▶ **What you have to do**
Every line of the listing must be reproduced as it stands. Leave the images behind.

▶ **Source excerpt**
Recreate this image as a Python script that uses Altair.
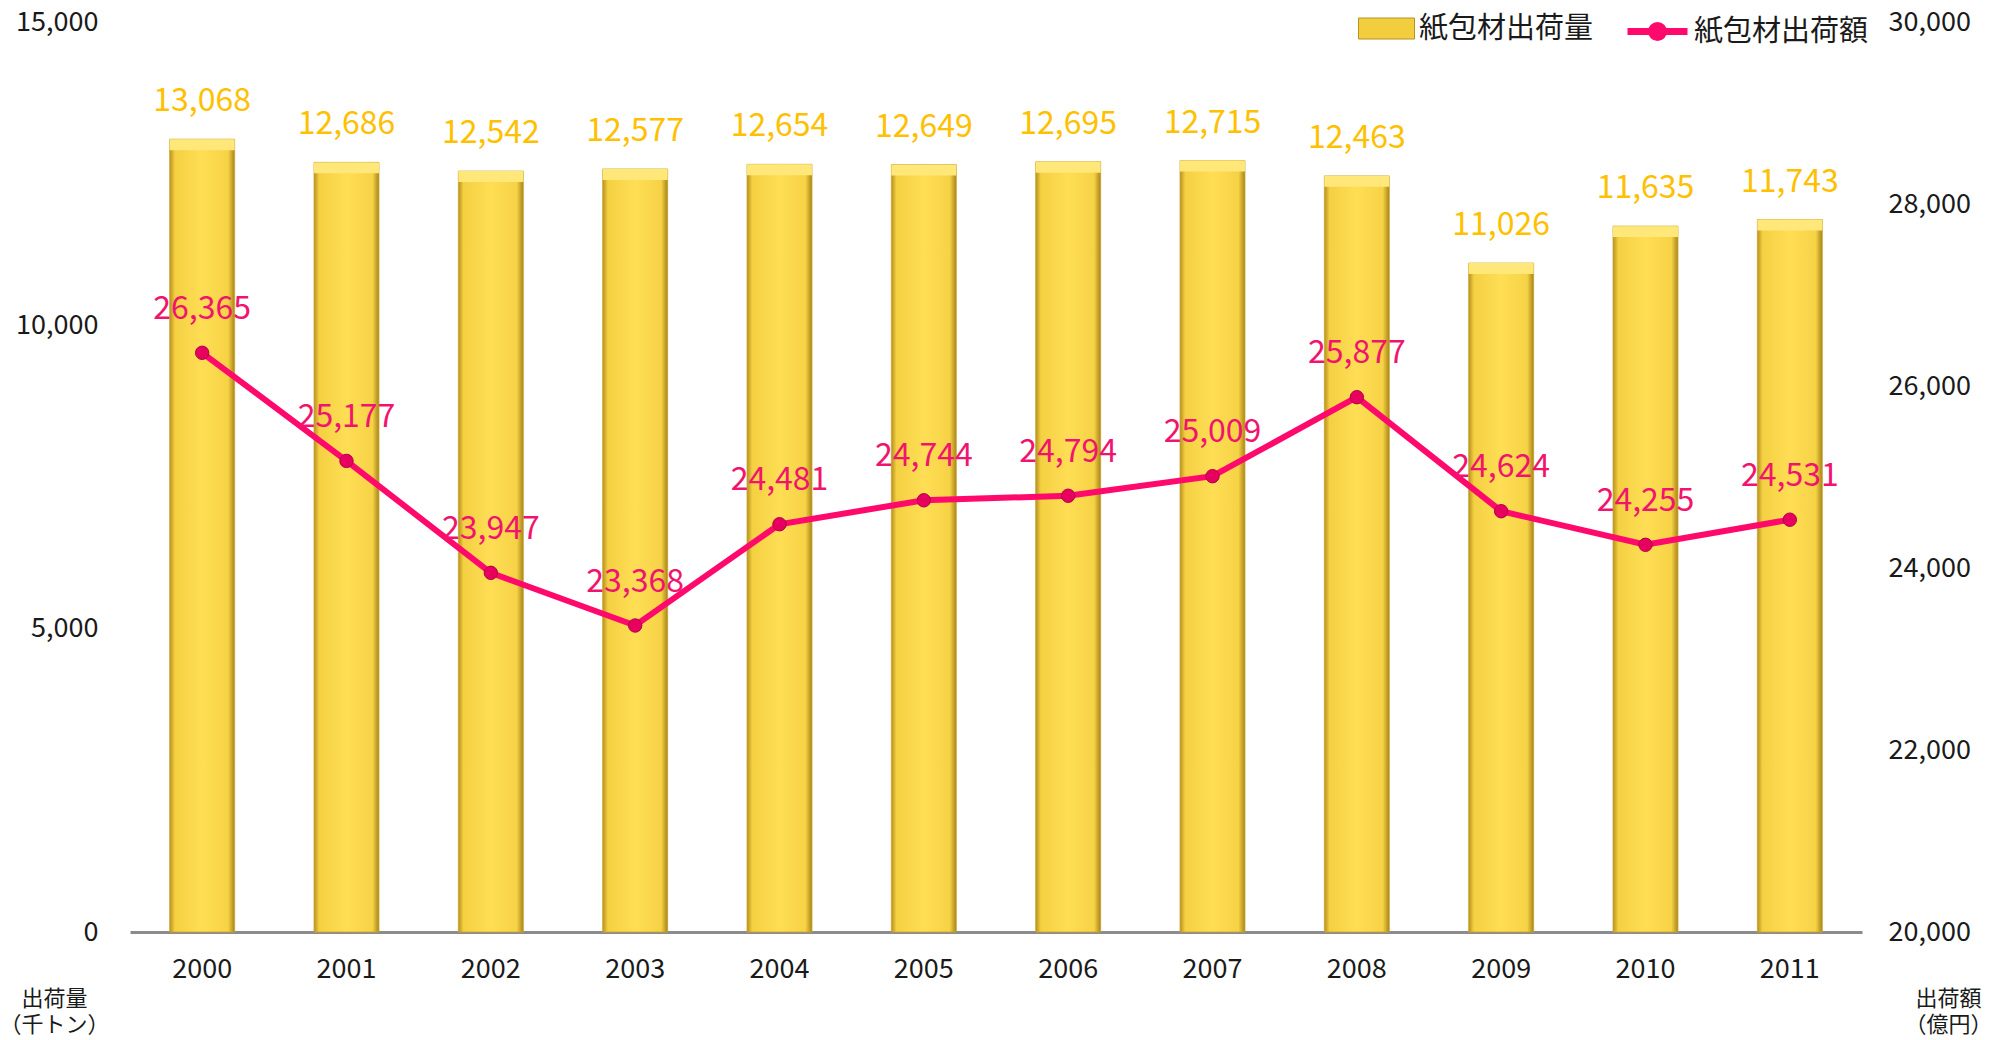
import altair as alt
import pandas as pd

years = ["2000", "2001", "2002", "2003", "2004", "2005", "2006", "2007", "2008", "2009", "2010", "2011"]
volume = [13068, 12686, 12542, 12577, 12654, 12649, 12695, 12715, 12463, 11026, 11635, 11743]
amount = [26365, 25177, 23947, 23368, 24481, 24744, 24794, 25009, 25877, 24624, 24255, 24531]

df = pd.DataFrame({
    "year": years,
    "volume": volume,
    "amount": amount,
    "s1": "紙包材出荷量",
    "s2": "紙包材出荷額",
})

FONT = "Noto Sans CJK JP"
x = alt.X("year:N", sort=years,
          scale=alt.Scale(paddingInner=0.55, paddingOuter=0.275),
          axis=alt.Axis(title=None, labelAngle=0, labelFont=FONT, labelFontSize=27,
                        labelColor="#1a1a1a", labelPadding=24, ticks=False,
                        domainColor="#8c8c8c", domainWidth=3))

y_left = alt.Y("volume:Q",
               scale=alt.Scale(domain=[0, 15000], nice=False),
               axis=alt.Axis(values=[0, 5000, 10000, 15000], format=",.0f", grid=False,
                             domain=False, ticks=False, labelFont=FONT, labelFontSize=27,
                             labelColor="#1a1a1a", labelPadding=32,
                             title=["出荷量", "（千トン）"], titleAngle=0, titleFont=FONT,
                             titleFontSize=22, titleFontWeight="normal", titleColor="#1a1a1a",
                             titleAlign="center", titleBaseline="middle", titleLineHeight=26,
                             titleX=-76, titleY=976))

bar_grad = alt.Gradient(
    gradient="linear", x1=0, y1=0, x2=1, y2=0,
    stops=[alt.GradientStop(offset=0, color="#B8901E"),
           alt.GradientStop(offset=0.08, color="#F4D042"),
           alt.GradientStop(offset=0.5, color="#FFDE55"),
           alt.GradientStop(offset=0.9, color="#F6D245"),
           alt.GradientStop(offset=1, color="#A88419")])

bars = alt.Chart(df).mark_bar(fill=bar_grad, stroke="#C9A227", strokeWidth=0.8).encode(
    x=x,
    y=y_left,
)

bar_legend = alt.Chart(df).mark_bar(opacity=0).encode(
    x=x,
    y=alt.Y("volume:Q"),
    fill=alt.Fill("s1:N", scale=alt.Scale(range=["#F2CE3E"]),
                  legend=alt.Legend(title=None, orient="none", legendX=1228, legendY=-22,
                                    symbolType="M-1,-0.375H1V0.375H-1Z", symbolSize=3136,
                                    symbolStrokeColor="#B8921F", symbolStrokeWidth=1,
                                    symbolOpacity=1, labelLimit=400,
                                    labelFont=FONT, labelFontSize=29, labelColor="#1a1a1a",
                                    labelOffset=4, padding=0)),
)

bar_top = alt.Chart(df).transform_calculate(top="datum.volume - 180").mark_bar(
    color="#FFE77A").encode(x=x, y=alt.Y("volume:Q"), y2="top:Q")

bar_text = alt.Chart(df).mark_text(font=FONT, fontSize=32, color="#FFC000", dy=-38).encode(
    x=x, y=alt.Y("volume:Q"), text=alt.Text("volume:Q", format=",.0f"))

y_right = alt.Y("amount:Q",
                scale=alt.Scale(domain=[20000, 30000], nice=False),
                axis=alt.Axis(orient="right", values=[20000, 22000, 24000, 26000, 28000, 30000],
                              format=",.0f", grid=False, domain=False, ticks=False,
                              labelFont=FONT, labelFontSize=27, labelColor="#1a1a1a",
                              labelPadding=26,
                              title=["出荷額", "（億円）"], titleAngle=0, titleFont=FONT,
                              titleFontSize=22, titleFontWeight="normal", titleColor="#1a1a1a",
                              titleAlign="center", titleBaseline="middle", titleLineHeight=26,
                              titleX=86, titleY=976))

line = alt.Chart(df).mark_line(strokeWidth=6, color="#FF0A6C").encode(
    x=x, y=y_right,
    stroke=alt.Stroke("s2:N", scale=alt.Scale(range=["#FF0A6C"]),
                      legend=alt.Legend(title=None, orient="none", legendX=1494, legendY=-24,
                                        symbolType="M-1,0H1M0.2,0A0.2,0.2 0 1,1 -0.2,0A0.2,0.2 0 1,1 0.2,0",
                                        symbolSize=3600, symbolStrokeWidth=7,
                                        symbolFillColor="#E0005C", labelLimit=400,
                                        labelFont=FONT, labelFontSize=29, labelColor="#1a1a1a",
                                        labelOffset=3, padding=0)),
)

pts = alt.Chart(df).mark_point(filled=True, size=180, color="#E8005F", stroke="#B0004A",
                               strokeWidth=1, opacity=1).encode(x=x, y=y_right)

line_text = alt.Chart(df).mark_text(font=FONT, fontSize=32, color="#F0146E", dy=-44).encode(
    x=x, y=alt.Y("amount:Q"), text=alt.Text("amount:Q", format=",.0f"))

left = alt.layer(bars, bar_legend, bar_top, bar_text)
right = alt.layer(line, pts, line_text)

chart = alt.layer(left, right).resolve_scale(y="independent").properties(
    width=1732, height=910,
    autosize=alt.AutoSizeParams(type="none"),
    padding={"left": 122, "top": 14, "right": 130, "bottom": 108},
).configure_view(stroke=None)

chart.save("out.html", embed_options={"renderer": "svg", "actions": False})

▶ **Correct response**
Recreate this image as a Python script that uses Altair.
import altair as alt
import pandas as pd

years = ["2000", "2001", "2002", "2003", "2004", "2005", "2006", "2007", "2008", "2009", "2010", "2011"]
volume = [13068, 12686, 12542, 12577, 12654, 12649, 12695, 12715, 12463, 11026, 11635, 11743]
amount = [26365, 25177, 23947, 23368, 24481, 24744, 24794, 25009, 25877, 24624, 24255, 24531]

df = pd.DataFrame({
    "year": years,
    "volume": volume,
    "amount": amount,
    "s1": "紙包材出荷量",
    "s2": "紙包材出荷額",
})

FONT = "Noto Sans CJK JP"
x = alt.X("year:N", sort=years,
          scale=alt.Scale(paddingInner=0.55, paddingOuter=0.275),
          axis=alt.Axis(title=None, labelAngle=0, labelFont=FONT, labelFontSize=27,
                        labelColor="#1a1a1a", labelPadding=24, ticks=False,
                        domainColor="#8c8c8c", domainWidth=3))

y_left = alt.Y("volume:Q",
               scale=alt.Scale(domain=[0, 15000], nice=False),
               axis=alt.Axis(values=[0, 5000, 10000, 15000], format=",.0f", grid=False,
                             domain=False, ticks=False, labelFont=FONT, labelFontSize=27,
                             labelColor="#1a1a1a", labelPadding=32,
                             title=["出荷量", "（千トン）"], titleAngle=0, titleFont=FONT,
                             titleFontSize=22, titleFontWeight="normal", titleColor="#1a1a1a",
                             titleAlign="center", titleBaseline="middle", titleLineHeight=26,
                             titleX=-76, titleY=976))

bar_grad = alt.Gradient(
    gradient="linear", x1=0, y1=0, x2=1, y2=0,
    stops=[alt.GradientStop(offset=0, color="#B8901E"),
           alt.GradientStop(offset=0.08, color="#F4D042"),
           alt.GradientStop(offset=0.5, color="#FFDE55"),
           alt.GradientStop(offset=0.9, color="#F6D245"),
           alt.GradientStop(offset=1, color="#A88419")])

bars = alt.Chart(df).mark_bar(fill=bar_grad, stroke="#C9A227", strokeWidth=0.8).encode(
    x=x,
    y=y_left,
)

bar_legend = alt.Chart(df).mark_bar(opacity=0).encode(
    x=x,
    y=alt.Y("volume:Q"),
    fill=alt.Fill("s1:N", scale=alt.Scale(range=["#F2CE3E"]),
                  legend=alt.Legend(title=None, orient="none", legendX=1228, legendY=-22,
                                    symbolType="M-1,-0.375H1V0.375H-1Z", symbolSize=3136,
                                    symbolStrokeColor="#B8921F", symbolStrokeWidth=1,
                                    symbolOpacity=1, labelLimit=400,
                                    labelFont=FONT, labelFontSize=29, labelColor="#1a1a1a",
                                    labelOffset=4, padding=0)),
)

bar_top = alt.Chart(df).transform_calculate(top="datum.volume - 180").mark_bar(
    color="#FFE77A").encode(x=x, y=alt.Y("volume:Q"), y2="top:Q")

bar_text = alt.Chart(df).mark_text(font=FONT, fontSize=32, color="#FFC000", dy=-38).encode(
    x=x, y=alt.Y("volume:Q"), text=alt.Text("volume:Q", format=",.0f"))

y_right = alt.Y("amount:Q",
                scale=alt.Scale(domain=[20000, 30000], nice=False),
                axis=alt.Axis(orient="right", values=[20000, 22000, 24000, 26000, 28000, 30000],
                              format=",.0f", grid=False, domain=False, ticks=False,
                              labelFont=FONT, labelFontSize=27, labelColor="#1a1a1a",
                              labelPadding=26,
                              title=["出荷額", "（億円）"], titleAngle=0, titleFont=FONT,
                              titleFontSize=22, titleFontWeight="normal", titleColor="#1a1a1a",
                              titleAlign="center", titleBaseline="middle", titleLineHeight=26,
                              titleX=86, titleY=976))

line = alt.Chart(df).mark_line(strokeWidth=6, color="#FF0A6C").encode(
    x=x, y=y_right,
    stroke=alt.Stroke("s2:N", scale=alt.Scale(range=["#FF0A6C"]),
                      legend=alt.Legend(title=None, orient="none", legendX=1494, legendY=-24,
                                        symbolType="M-1,0H1M0.2,0A0.2,0.2 0 1,1 -0.2,0A0.2,0.2 0 1,1 0.2,0",
                                        symbolSize=3600, symbolStrokeWidth=7,
                                        symbolFillColor="#E0005C", labelLimit=400,
                                        labelFont=FONT, labelFontSize=29, labelColor="#1a1a1a",
                                        labelOffset=3, padding=0)),
)

pts = alt.Chart(df).mark_point(filled=True, size=180, color="#E8005F", stroke="#B0004A",
                               strokeWidth=1, opacity=1).encode(x=x, y=y_right)

line_text = alt.Chart(df).mark_text(font=FONT, fontSize=32, color="#F0146E", dy=-44).encode(
    x=x, y=alt.Y("amount:Q"), text=alt.Text("amount:Q", format=",.0f"))

left = alt.layer(bars, bar_legend, bar_top, bar_text)
right = alt.layer(line, pts, line_text)

chart = alt.layer(left, right).resolve_scale(y="independent").properties(
    width=1732, height=910,
    autosize=alt.AutoSizeParams(type="none"),
    padding={"left": 122, "top": 14, "right": 130, "bottom": 108},
).configure_view(stroke=None)

chart.save("out.html", embed_options={"renderer": "svg", "actions": False})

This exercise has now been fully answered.